The transfer of $2.5 million for summer employment was not controversial, but the second transfer -- up to $4 million of school funds to other agencies -- put the major and the council on opposite sides of an educational financing issue that must be settled by Congress.
The council rushed through its backing for a $2.5 million loan from one city fund to another to permit 8,564 youngsters to go onto summer payroll next Monday. Funds for 22,000 other jobs previously had been approved.
The shift still must be approved by the two congressional subcommittees on District of Columbia appropriations -- a formality, since the two subcommittee chairmen already have promised to grant it. The money is to be paid in mid-July after Congress approves a noncontroversial $7.3 million appropriation to pay for the jobs program for the entire summer.
The second proposed juggling of city funds involves $4 million of the nearly $9 million that the school system saved in operating costs because of the 23-day strike by teachers in March.

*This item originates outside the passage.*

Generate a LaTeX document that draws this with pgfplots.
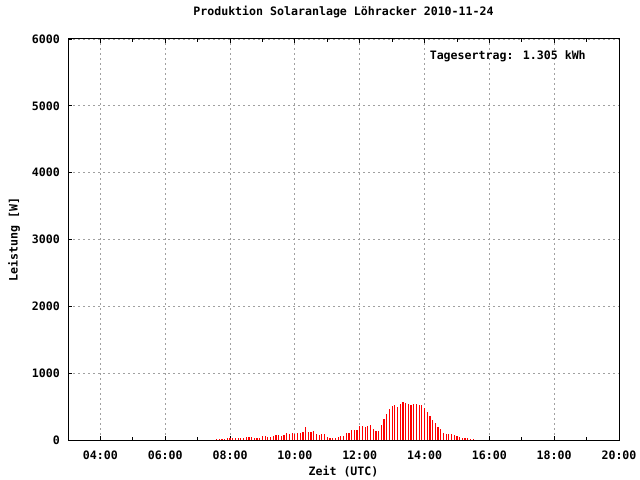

The school board has asked Congress to let it spend the $9 million on several educational programs, including $3.5 million for textbooks and equipment, $1 million for improved building maintenance and $600,000 for contracts to provide private schooling for handicapped pupils.
Barry said he wanted to see $4 million of the money used in another way that would, in effect take it away from the schools.
Faced with a $4 million shortage in funds voted by the Senate to pay employers of all city agencies for the rest of the fiscal year, which ends Sept. 30 Barry urged that the entire amount be taken out of the school budget.
The alternative, he said, is overspending by several city agencies that would put them into the red at the end of the fiscal year, a matter that would be "serious for the fiscal health of the city."
The major is permitted to comment on requests made to Congress by the school board to transfer previously appropriated funds, but has no power to enforce his position. Yesterday he asked the council to support him.
Council member Betty Ann Kane (D-At Large), a former finance chairman of the school board, and Hilda Mason (Statehood-At Large), a former school board member, led opposition yesterday to the major's proposal. Kane's motion of support for the school board's request was approved by an apparently unanimous voice vote.
Council member John A. Wilson (D-Ward 2) remained absent yesterday. Members of his staff said he has stayed out of touch with them since threatening on June 25 to resign his council seat.